Millennials, not baby boomers, are the future for digital wealth platforms

By Daniel Lanyon on 24th August 2018

Robo-Advice

A new study examining consumer preferences has found that robo-advice and automated investment management services are overwhelmingly more popular with younger investors.

Millennials, not baby boomers, are the future for digital wealth platformsImage source: https://goo.gl/gefZtS

Millennials, those currently in their 20s and mid-30s, are three times more likely to use automated investment services such as robo-advice compared to baby boomers, according to research by Crealogix.

The study of 1,200 UK consumers commissioned by Crealogix, which provides digital banking solutions, found younger generational groups, in particular millennials, are substantially more open to automated financial advice and investment management when compared to more mature age groups.

Just 23 per cent of baby boomers, those born between 1946 and 1964, are open to receiving a digital advised investment service. While the numbers show the potential value in robo advice in capturing a younger audience for financial firms, it must be remembered that older investors have substantially larger average pots of cash to invest.

More than 60 per cent of millennials aged between 30 and 37 stated that they would be receptive to an automated financial service, rising to almost 70 per cent of those aged between 22 and 29.

The survey found that as age increases consumers are increasingly likely to express greater resistance to digital financial advice rather than human interaction. The Generation X demographic, those born form the mid 1960s to mid 1980s, while more open to the idea of robo-advisory services than baby boomers, are still relatively resistant with only 40 per cent in favour between ages 46 and 52.

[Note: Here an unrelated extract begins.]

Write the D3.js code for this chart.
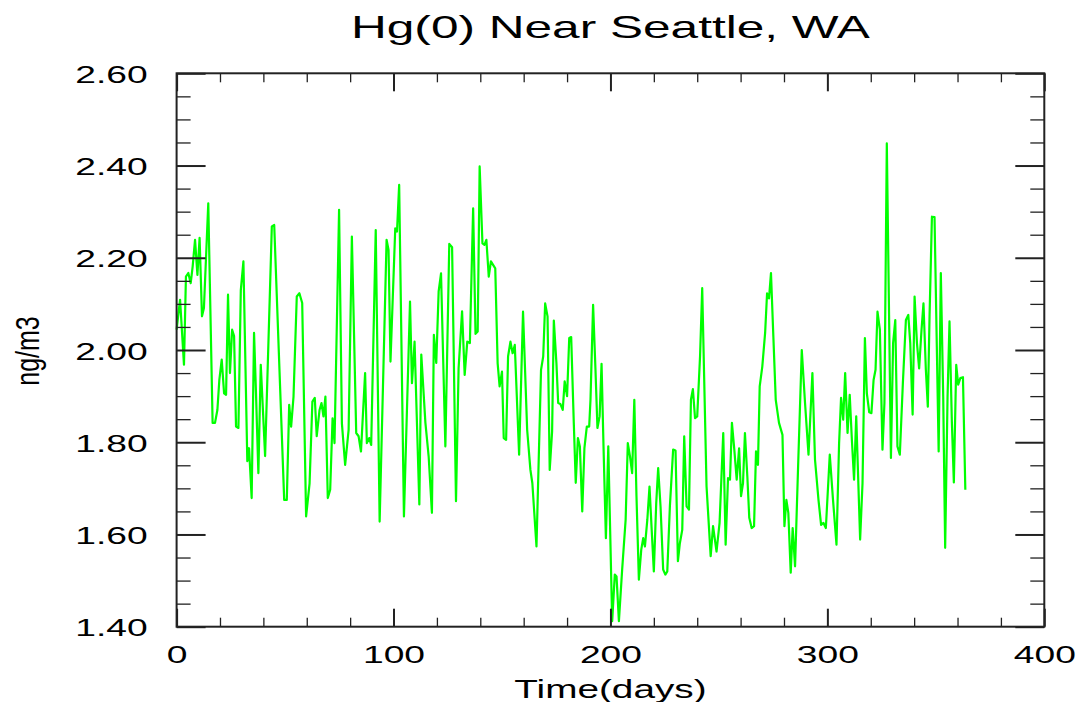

This figure rises to 50 per cent among the younger Generation X of 38 to 45 year olds. By comparison, 68 per cent of younger millennials between 22 and 29 were receptive to automated investment management.

The different age brackets were much more in agreement in their perceived value of face-to-face time with human advisors, with 40 per cent of respondents considering it as the most important feature of using a wealth manager.

Jo Howes, Commercial Director at Crealogix UK says there is little evidence of resistance to robo-advice, especially when you look at the younger target customers.

“If anything, the resistance has come from institutional misunderstanding of the potential offered by this technology and how it can sit together with human expertise. There is a growing interest in digital-first financial services, particularly among tech-savvy young people, and most of the new brands rely in some way on robo-advisory approaches. This shift is prompting many to review their direct-to-consumer strategy.”

The automation of advisory wealth management is said by its adherents to lowers the cost of delivering investment products and allowing for lower portfolio. It is widely seen that many wealth managers are reluctant to have customers with portfolios lower than £60,000 - 100,000.

“As demand for interactive, self-service investment services grows, wealth management firms are recognising that they can exploit this technology to gain relevance in the eyes of younger clients, as well as remain competitive with their existing customer base,” Howes added.

“Robo-advisory services are heralding a positive change in the industry, closing the advice gap and expanding the market for high quality investment products. Firms should be prepared to embrace robo-advisory technologies and capabilities, and with it attract a new wave of tech savvy and financially engaged clients.”

The study was undertaken by Censuswide between 26th–29th July 2018. It interviewed 1,200 consumers aged 16 and above.